#### YOUR OBJECTIVE
Write out exactly the lines below that run from the one containing "Recreate this image" through the one containing "0.9906, 0.9921, 0.9933];", both included, with no other lines.

#### MATERIAL

┌──

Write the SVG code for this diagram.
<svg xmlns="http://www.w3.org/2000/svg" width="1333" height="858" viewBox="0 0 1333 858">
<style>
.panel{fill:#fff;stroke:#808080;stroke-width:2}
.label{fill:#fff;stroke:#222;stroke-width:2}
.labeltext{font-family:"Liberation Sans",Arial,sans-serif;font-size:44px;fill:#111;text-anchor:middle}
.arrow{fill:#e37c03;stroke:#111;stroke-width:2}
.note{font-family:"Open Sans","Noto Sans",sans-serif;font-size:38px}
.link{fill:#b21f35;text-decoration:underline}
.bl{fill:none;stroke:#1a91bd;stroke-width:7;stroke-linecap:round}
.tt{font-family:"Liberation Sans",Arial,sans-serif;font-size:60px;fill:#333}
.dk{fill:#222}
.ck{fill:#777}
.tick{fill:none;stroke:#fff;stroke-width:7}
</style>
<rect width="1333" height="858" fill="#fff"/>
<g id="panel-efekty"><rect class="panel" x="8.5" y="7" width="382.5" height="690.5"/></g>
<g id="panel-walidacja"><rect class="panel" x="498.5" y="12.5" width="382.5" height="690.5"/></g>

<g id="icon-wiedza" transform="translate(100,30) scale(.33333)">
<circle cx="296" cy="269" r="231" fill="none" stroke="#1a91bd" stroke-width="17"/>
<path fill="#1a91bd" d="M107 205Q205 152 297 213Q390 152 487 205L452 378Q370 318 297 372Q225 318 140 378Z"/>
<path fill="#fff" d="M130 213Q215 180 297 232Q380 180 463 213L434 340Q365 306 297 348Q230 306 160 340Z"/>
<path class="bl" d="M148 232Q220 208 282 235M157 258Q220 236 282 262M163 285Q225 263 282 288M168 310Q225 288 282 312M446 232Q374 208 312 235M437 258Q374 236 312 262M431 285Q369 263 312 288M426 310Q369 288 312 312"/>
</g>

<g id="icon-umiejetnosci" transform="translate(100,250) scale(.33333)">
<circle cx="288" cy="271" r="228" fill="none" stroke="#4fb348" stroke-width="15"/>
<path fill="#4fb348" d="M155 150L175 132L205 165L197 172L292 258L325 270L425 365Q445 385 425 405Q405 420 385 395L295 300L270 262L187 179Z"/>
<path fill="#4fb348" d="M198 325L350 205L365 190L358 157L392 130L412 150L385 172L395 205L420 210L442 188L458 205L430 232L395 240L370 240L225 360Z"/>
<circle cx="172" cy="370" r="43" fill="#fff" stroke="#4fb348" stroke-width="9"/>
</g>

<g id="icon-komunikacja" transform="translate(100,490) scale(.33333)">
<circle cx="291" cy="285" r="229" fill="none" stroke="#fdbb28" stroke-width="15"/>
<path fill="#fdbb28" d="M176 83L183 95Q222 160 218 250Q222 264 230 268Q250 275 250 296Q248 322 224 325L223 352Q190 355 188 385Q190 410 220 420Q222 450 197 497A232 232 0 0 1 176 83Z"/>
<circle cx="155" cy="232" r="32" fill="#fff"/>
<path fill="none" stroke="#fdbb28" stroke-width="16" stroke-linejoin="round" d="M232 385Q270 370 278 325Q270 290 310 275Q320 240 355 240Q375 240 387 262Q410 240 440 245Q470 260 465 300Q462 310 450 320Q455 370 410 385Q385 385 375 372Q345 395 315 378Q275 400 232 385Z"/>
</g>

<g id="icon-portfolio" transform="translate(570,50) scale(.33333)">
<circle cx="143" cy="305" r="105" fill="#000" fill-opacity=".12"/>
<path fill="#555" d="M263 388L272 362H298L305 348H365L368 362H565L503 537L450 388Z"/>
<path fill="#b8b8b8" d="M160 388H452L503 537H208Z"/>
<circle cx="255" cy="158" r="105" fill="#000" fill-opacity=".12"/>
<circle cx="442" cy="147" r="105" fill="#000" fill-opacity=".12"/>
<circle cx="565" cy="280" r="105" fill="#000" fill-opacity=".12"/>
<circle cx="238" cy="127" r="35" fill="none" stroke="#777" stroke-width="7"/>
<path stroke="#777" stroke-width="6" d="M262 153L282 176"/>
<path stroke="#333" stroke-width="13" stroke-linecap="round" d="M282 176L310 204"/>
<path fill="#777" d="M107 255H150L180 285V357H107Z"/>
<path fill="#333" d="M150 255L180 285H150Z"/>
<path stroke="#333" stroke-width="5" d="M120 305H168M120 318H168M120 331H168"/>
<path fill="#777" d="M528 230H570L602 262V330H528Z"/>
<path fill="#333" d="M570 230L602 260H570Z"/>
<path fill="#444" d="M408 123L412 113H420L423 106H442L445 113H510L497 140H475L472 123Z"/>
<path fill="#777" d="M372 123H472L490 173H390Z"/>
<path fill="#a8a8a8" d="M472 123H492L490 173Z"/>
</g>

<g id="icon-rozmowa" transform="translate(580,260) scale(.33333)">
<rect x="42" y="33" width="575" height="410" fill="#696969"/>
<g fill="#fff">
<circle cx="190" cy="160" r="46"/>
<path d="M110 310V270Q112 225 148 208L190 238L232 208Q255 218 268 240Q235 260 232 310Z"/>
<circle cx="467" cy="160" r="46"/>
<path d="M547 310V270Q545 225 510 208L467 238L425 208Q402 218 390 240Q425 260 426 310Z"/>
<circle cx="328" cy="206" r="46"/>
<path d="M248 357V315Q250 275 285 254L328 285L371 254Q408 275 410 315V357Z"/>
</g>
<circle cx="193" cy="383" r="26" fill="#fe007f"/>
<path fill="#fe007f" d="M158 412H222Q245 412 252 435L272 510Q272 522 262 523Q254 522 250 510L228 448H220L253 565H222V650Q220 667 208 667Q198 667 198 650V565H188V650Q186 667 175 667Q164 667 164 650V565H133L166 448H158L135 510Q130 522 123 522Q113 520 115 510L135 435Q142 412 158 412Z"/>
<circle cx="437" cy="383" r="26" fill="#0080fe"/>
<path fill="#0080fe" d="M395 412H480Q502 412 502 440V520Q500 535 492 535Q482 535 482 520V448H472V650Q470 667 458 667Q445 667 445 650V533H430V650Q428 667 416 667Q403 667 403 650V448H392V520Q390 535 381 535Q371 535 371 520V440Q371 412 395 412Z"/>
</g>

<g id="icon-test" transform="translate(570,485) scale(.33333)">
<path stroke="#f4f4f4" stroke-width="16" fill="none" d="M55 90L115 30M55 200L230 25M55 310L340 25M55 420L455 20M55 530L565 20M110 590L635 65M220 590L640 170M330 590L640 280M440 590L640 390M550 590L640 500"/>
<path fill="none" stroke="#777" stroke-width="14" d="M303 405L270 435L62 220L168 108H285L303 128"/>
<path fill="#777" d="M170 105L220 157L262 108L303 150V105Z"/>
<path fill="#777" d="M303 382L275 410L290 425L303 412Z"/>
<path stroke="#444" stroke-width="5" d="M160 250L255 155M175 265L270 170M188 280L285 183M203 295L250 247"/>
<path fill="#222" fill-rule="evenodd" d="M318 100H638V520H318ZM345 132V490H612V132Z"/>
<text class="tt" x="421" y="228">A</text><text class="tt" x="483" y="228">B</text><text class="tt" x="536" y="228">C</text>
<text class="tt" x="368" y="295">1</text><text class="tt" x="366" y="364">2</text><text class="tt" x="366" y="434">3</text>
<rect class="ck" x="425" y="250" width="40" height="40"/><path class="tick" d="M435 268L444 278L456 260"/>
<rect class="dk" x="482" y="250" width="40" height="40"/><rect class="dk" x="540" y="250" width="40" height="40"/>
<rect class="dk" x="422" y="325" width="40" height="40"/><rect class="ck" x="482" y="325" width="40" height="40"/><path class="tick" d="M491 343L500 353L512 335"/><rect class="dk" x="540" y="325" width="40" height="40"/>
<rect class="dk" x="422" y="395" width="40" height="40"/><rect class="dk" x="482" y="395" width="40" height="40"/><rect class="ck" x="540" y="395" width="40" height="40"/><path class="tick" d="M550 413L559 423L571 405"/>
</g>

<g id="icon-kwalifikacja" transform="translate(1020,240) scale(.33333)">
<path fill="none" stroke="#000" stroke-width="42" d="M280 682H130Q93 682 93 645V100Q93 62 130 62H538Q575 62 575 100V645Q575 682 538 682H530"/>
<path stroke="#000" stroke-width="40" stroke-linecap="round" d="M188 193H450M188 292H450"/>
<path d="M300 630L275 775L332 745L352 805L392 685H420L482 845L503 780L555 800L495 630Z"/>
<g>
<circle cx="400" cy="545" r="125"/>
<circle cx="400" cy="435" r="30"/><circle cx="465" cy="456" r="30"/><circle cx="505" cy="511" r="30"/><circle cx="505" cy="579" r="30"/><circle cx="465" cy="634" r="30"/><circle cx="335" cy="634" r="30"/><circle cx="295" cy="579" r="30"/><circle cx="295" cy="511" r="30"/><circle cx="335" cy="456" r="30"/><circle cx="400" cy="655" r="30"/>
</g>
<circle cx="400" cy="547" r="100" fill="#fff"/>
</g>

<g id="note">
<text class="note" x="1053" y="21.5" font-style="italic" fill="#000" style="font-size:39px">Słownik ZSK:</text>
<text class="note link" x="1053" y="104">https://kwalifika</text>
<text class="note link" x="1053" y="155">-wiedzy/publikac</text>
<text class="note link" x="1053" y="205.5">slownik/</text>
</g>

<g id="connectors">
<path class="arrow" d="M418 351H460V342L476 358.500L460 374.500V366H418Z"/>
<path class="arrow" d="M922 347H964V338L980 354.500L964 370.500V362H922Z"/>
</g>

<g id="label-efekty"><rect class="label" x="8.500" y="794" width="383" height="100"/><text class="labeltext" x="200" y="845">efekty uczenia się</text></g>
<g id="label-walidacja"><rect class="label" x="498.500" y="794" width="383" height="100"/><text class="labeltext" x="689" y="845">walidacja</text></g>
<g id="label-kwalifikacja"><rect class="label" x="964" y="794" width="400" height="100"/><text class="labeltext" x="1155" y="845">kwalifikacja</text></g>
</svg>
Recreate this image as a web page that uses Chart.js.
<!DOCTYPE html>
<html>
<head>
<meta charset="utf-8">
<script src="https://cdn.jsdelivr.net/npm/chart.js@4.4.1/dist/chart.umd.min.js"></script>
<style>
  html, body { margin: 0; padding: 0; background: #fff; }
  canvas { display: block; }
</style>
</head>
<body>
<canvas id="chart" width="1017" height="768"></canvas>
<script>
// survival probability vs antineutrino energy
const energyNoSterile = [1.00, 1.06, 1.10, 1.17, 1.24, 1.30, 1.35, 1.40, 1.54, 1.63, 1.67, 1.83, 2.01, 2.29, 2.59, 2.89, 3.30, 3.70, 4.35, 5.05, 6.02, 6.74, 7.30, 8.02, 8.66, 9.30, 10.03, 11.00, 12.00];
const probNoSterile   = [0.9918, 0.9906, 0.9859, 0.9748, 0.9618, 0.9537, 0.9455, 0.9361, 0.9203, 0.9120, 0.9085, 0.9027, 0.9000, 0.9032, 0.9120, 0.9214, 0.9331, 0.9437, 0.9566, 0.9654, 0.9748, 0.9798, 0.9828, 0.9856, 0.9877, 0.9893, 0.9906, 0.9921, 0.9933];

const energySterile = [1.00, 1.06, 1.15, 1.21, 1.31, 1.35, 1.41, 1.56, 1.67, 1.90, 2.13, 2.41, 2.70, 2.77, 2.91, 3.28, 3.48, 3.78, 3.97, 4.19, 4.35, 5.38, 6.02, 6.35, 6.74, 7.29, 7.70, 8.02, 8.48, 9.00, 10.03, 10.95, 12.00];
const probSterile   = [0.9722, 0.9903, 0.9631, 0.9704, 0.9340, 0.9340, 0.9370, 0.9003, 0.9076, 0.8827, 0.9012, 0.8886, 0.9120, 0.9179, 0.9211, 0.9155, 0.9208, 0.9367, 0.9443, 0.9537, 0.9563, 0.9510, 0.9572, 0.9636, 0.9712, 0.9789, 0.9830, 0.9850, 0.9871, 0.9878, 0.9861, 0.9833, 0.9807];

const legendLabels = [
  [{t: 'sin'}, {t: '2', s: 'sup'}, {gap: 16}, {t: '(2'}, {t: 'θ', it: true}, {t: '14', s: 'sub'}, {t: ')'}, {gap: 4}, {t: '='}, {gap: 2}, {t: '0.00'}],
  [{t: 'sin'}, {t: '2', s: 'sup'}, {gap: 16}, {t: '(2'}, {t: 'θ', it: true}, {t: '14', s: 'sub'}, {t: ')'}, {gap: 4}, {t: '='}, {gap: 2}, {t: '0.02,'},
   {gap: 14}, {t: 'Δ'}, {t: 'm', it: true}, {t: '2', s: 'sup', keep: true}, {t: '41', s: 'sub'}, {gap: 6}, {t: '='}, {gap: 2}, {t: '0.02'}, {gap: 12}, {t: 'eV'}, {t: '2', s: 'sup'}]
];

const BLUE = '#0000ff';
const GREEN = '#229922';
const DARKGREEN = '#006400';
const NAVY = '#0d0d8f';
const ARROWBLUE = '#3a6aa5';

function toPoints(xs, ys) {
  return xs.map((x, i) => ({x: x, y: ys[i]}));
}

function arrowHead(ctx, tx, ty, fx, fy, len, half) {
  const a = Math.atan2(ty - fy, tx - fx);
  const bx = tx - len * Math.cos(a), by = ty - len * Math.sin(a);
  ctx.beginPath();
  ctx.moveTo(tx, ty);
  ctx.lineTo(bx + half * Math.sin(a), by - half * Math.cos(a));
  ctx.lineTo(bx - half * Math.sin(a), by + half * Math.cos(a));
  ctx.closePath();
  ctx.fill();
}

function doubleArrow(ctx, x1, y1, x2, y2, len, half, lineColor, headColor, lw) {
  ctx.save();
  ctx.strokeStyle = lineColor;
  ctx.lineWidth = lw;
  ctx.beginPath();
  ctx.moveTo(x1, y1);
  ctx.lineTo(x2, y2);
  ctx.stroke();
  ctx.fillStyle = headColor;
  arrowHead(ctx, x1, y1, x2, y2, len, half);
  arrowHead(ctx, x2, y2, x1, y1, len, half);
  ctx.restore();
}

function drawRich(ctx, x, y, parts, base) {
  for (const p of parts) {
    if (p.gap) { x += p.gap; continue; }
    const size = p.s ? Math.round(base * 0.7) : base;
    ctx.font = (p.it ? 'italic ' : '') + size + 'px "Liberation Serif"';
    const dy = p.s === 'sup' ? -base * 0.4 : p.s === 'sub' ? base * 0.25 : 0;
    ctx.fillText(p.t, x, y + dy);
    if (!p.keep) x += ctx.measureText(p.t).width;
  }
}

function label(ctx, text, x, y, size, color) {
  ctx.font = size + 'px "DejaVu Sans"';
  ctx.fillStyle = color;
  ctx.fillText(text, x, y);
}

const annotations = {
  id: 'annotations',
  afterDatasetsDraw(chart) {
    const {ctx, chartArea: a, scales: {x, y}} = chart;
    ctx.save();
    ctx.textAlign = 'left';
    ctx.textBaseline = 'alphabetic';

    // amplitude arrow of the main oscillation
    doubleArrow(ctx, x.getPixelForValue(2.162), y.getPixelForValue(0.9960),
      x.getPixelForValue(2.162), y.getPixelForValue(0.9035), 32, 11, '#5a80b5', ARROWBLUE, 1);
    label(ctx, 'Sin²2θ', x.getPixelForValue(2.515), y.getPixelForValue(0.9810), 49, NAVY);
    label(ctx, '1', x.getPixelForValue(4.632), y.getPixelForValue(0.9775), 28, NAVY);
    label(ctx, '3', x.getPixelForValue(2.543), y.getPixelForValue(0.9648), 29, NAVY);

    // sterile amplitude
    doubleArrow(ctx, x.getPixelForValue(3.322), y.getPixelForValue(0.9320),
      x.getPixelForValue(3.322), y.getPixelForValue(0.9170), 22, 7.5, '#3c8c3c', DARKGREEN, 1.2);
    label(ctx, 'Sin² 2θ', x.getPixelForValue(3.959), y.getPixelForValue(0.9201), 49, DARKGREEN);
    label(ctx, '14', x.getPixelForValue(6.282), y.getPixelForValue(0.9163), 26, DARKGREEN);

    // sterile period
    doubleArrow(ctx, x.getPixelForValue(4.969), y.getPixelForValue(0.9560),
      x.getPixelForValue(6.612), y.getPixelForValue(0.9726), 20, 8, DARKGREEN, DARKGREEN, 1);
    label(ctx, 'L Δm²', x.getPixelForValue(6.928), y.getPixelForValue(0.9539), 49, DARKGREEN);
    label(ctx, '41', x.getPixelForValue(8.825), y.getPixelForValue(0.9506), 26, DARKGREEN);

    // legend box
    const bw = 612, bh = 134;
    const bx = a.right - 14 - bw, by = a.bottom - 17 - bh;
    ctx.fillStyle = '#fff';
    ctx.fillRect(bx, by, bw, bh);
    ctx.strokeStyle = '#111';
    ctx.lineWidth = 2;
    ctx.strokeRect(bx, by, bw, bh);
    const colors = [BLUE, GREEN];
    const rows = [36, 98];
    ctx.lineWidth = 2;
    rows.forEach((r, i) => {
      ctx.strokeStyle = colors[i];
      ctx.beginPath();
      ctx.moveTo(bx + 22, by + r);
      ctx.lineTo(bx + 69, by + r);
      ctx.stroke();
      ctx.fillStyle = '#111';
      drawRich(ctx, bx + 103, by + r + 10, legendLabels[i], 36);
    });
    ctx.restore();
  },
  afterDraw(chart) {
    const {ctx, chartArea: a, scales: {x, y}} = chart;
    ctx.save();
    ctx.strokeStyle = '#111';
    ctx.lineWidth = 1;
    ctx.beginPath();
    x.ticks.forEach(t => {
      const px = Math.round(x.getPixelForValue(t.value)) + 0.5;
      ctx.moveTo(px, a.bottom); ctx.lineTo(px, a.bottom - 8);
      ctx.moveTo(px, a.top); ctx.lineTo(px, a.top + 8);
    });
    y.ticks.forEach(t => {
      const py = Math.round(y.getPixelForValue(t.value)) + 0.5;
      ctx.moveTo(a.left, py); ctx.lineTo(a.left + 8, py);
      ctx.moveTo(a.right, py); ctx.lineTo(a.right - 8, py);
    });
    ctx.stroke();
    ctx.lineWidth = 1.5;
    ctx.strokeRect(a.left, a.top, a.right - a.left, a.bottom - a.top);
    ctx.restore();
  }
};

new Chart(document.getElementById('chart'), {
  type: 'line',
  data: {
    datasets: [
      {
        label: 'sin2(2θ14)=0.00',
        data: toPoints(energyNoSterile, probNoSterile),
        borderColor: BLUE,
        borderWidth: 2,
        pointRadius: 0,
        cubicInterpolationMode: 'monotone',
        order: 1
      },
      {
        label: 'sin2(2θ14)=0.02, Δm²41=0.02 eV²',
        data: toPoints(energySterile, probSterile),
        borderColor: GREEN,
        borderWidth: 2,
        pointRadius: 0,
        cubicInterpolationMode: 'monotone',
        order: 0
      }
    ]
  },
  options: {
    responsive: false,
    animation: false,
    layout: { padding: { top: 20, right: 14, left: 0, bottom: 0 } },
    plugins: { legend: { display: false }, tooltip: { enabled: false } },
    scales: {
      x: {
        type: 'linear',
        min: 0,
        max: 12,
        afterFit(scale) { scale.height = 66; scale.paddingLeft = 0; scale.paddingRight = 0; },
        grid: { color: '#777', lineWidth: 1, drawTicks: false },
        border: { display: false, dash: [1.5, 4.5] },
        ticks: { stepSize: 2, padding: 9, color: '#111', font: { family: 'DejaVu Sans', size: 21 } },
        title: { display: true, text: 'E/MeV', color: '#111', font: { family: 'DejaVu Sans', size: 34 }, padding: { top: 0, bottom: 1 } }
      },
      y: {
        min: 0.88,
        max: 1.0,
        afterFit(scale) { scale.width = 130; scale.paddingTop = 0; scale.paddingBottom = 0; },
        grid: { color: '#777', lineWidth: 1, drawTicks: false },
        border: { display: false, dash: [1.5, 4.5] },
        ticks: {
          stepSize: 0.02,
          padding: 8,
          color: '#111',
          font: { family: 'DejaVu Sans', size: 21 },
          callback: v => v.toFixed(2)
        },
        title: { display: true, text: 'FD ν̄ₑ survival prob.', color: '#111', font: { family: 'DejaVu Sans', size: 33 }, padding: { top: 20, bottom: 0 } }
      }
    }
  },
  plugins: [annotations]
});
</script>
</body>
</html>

└──

#### RESULT OF THIS EXERCISE
Recreate this image as a web page that uses Chart.js.
<!DOCTYPE html>
<html>
<head>
<meta charset="utf-8">
<script src="https://cdn.jsdelivr.net/npm/chart.js@4.4.1/dist/chart.umd.min.js"></script>
<style>
  html, body { margin: 0; padding: 0; background: #fff; }
  canvas { display: block; }
</style>
</head>
<body>
<canvas id="chart" width="1017" height="768"></canvas>
<script>
// survival probability vs antineutrino energy
const energyNoSterile = [1.00, 1.06, 1.10, 1.17, 1.24, 1.30, 1.35, 1.40, 1.54, 1.63, 1.67, 1.83, 2.01, 2.29, 2.59, 2.89, 3.30, 3.70, 4.35, 5.05, 6.02, 6.74, 7.30, 8.02, 8.66, 9.30, 10.03, 11.00, 12.00];
const probNoSterile   = [0.9918, 0.9906, 0.9859, 0.9748, 0.9618, 0.9537, 0.9455, 0.9361, 0.9203, 0.9120, 0.9085, 0.9027, 0.9000, 0.9032, 0.9120, 0.9214, 0.9331, 0.9437, 0.9566, 0.9654, 0.9748, 0.9798, 0.9828, 0.9856, 0.9877, 0.9893, 0.9906, 0.9921, 0.9933];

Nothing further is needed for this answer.